Can a Set Have Infinitely-Many Non-Homeomorphic Topologies?

Question

Let X be a set. Is it possible for X to have an infinite number of topologies up to homeomorphism (i.e. infinitely-many different topological structures)?

Answer 1

Yes. Take for example the real line plus some finite number of isolated points. You can change the topology so that any number of the points are isolated and still have uncountably many left over, and no two of these topologies are homeomorphic.

Answer 2

Yes.
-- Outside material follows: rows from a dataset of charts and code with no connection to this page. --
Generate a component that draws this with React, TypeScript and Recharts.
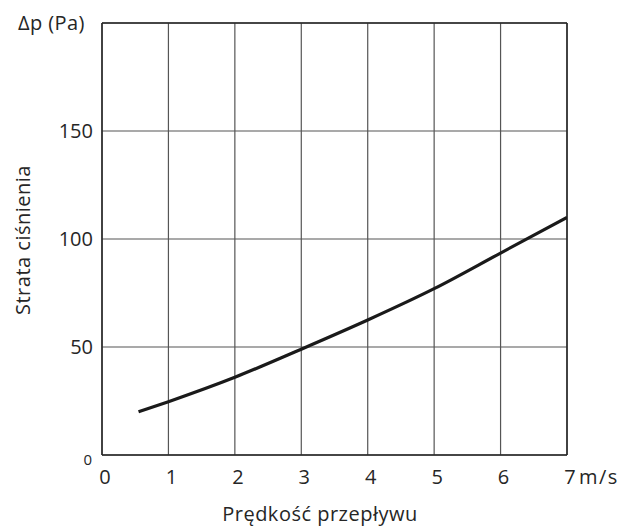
import React from 'react';
import { LineChart, Line, XAxis, YAxis, CartesianGrid, ReferenceLine } from 'recharts';

// Prędkość przepływu (m/s) i strata ciśnienia (Pa)
const speed = [0.55, 1, 2, 3, 4, 5, 6, 7];
const pressure = [20, 24.7, 36, 49, 62.5, 77, 93.5, 110];
const xTicks = [0, 1, 2, 3, 4, 5, 6, 7];
const yTicks = [0, 50, 100, 150];

const data = speed.map((v, i) => ({ v, p: pressure[i] }));

const FONT = '"Open Sans", "Noto Sans", sans-serif';
const INK = '#262626';

const renderYTick = (props: any) => {
  const { x, y, payload } = props;
  const zero = payload.value === 0;
  return (
    <text x={x} y={y} dy={zero ? 10 : 7} dx={zero ? -2 : -1} textAnchor="end" fontFamily={FONT}
      fontSize={zero ? 15 : 20} fill={INK}>
      {payload.value}
    </text>
  );
};

const renderXTick = (props: any) => {
  const { x, y, payload } = props;
  return (
    <g>
      <text x={x + 3} y={y} dy={21} textAnchor="middle" fontFamily={FONT} fontSize={20} fill={INK}>
        {payload.value}
      </text>
      {payload.value === 7 && (
        <text x={x + 12} y={y} dy={21} textAnchor="start" fontFamily={FONT} fontSize={20}
          letterSpacing={1.5} fill={INK}>
          m/s
        </text>
      )}
    </g>
  );
};

const App: React.FC = () => {
  return (
    <div style={{ position: 'absolute', left: 0, top: 0, width: 619, height: 526, background: '#fff' }}>
      <LineChart width={619} height={526} data={data}
        margin={{ top: 23, right: 52, bottom: 31, left: 42 }}>
        <CartesianGrid stroke="#555" strokeWidth={1.2} />
        <XAxis dataKey="v" type="number" domain={[0, 7]} ticks={xTicks} height={40}
          axisLine={{ stroke: INK, strokeWidth: 1.5 }} tickLine={false} tick={renderXTick}
          interval={0} allowDataOverflow />
        <YAxis type="number" domain={[0, 200]} ticks={yTicks} width={60}
          axisLine={{ stroke: INK, strokeWidth: 1.5 }} tickLine={false} tick={renderYTick}
          interval={0} allowDataOverflow />
        <ReferenceLine y={200} stroke={INK} strokeWidth={1.5} />
        <ReferenceLine x={7} stroke={INK} strokeWidth={1.5} />
        <Line dataKey="p" type="monotone" stroke="#1a1a1a" strokeWidth={3.2} dot={false}
          isAnimationActive={false} />
      </LineChart>
      <div style={{ position: 'absolute', left: 18, top: 9, fontFamily: FONT, fontSize: 20,
        letterSpacing: 0.4, color: INK, lineHeight: '28px', whiteSpace: 'nowrap' }}>
        Δp (Pa)
      </div>
      <div style={{ position: 'absolute', left: 320, top: 513, transform: 'translate(-50%, -50%)',
        fontFamily: FONT, fontSize: 20, letterSpacing: 0.5, color: INK, whiteSpace: 'nowrap' }}>
        Prędkość przepływu
      </div>
      <div style={{ position: 'absolute', left: 22, top: 240, transform: 'translate(-50%, -50%) rotate(-90deg)',
        fontFamily: FONT, fontSize: 20, letterSpacing: 0.5, color: INK, whiteSpace: 'nowrap' }}>
        Strata ciśnienia
      </div>
    </div>
  );
};

export default App;
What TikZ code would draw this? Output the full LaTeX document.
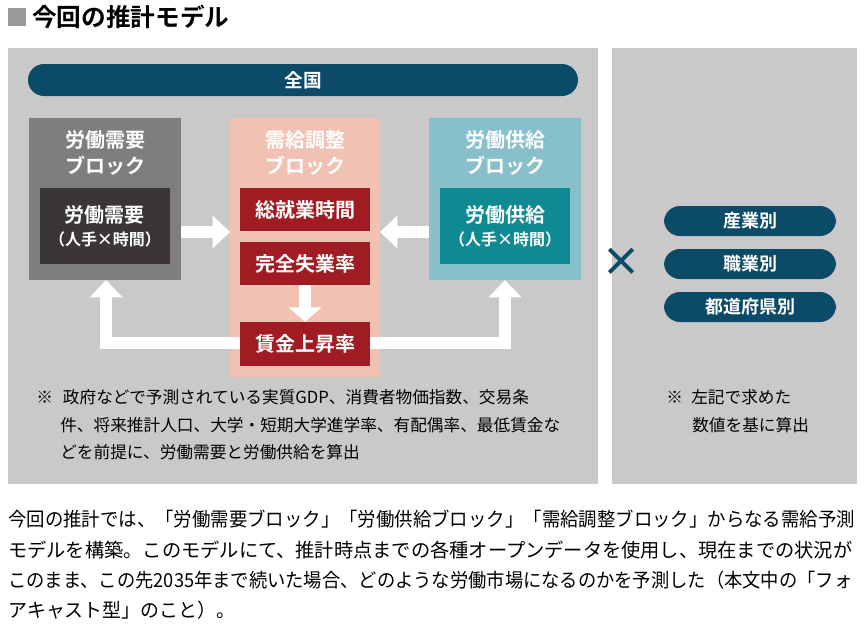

For example, we can take $\Bbb N$ under the topologies defined as follows: $$ \tau_0 = \{\emptyset,\Bbb N\}\\ \tau_1 = \tau_0 \cup \{1\} \cup (\Bbb N \setminus \{1\})\\ \vdots\\ \tau_n = \{\emptyset,\Bbb N\} \cup\mathcal P(\{1,\dots,n\}) \cup \{(\Bbb N \setminus S): S \in \mathcal P(\{1,\dots,n\})\} $$ each of these topologies consist of different finite numbers of open sets, so no two are homeomorphic.

Answer 3

Let $\mathcal S=\{X\subseteq\mathbb R:|X|=\mathfrak c\}$ where $\mathfrak c=2^{\aleph_0}$. For each $X\in\mathcal S$, there are only $\mathfrak c$ continuous functions $f:X\to\mathbb R$ (since such a function is determined by its restriction to a countable dense subset of $X$); hence $|\{Y\in\mathcal S:Y\text{ is homeomorphic to }X\}|\le\mathfrak c$. Since $|\mathcal S|=2^\mathfrak c$, it follows that there are $2^\mathfrak c$ non-homeomorphic sets in $\mathcal S$; in other words, $\mathbb R$ has $2^\mathfrak c$ non-homeomorphic subspaces of cardinality $\mathfrak c$. Since each of those subspaces is homeomorphic to a topology on $\mathbb R$, there are $2^\mathfrak c$ non-homeomorphic separable metrizable topologies on $\mathbb R$.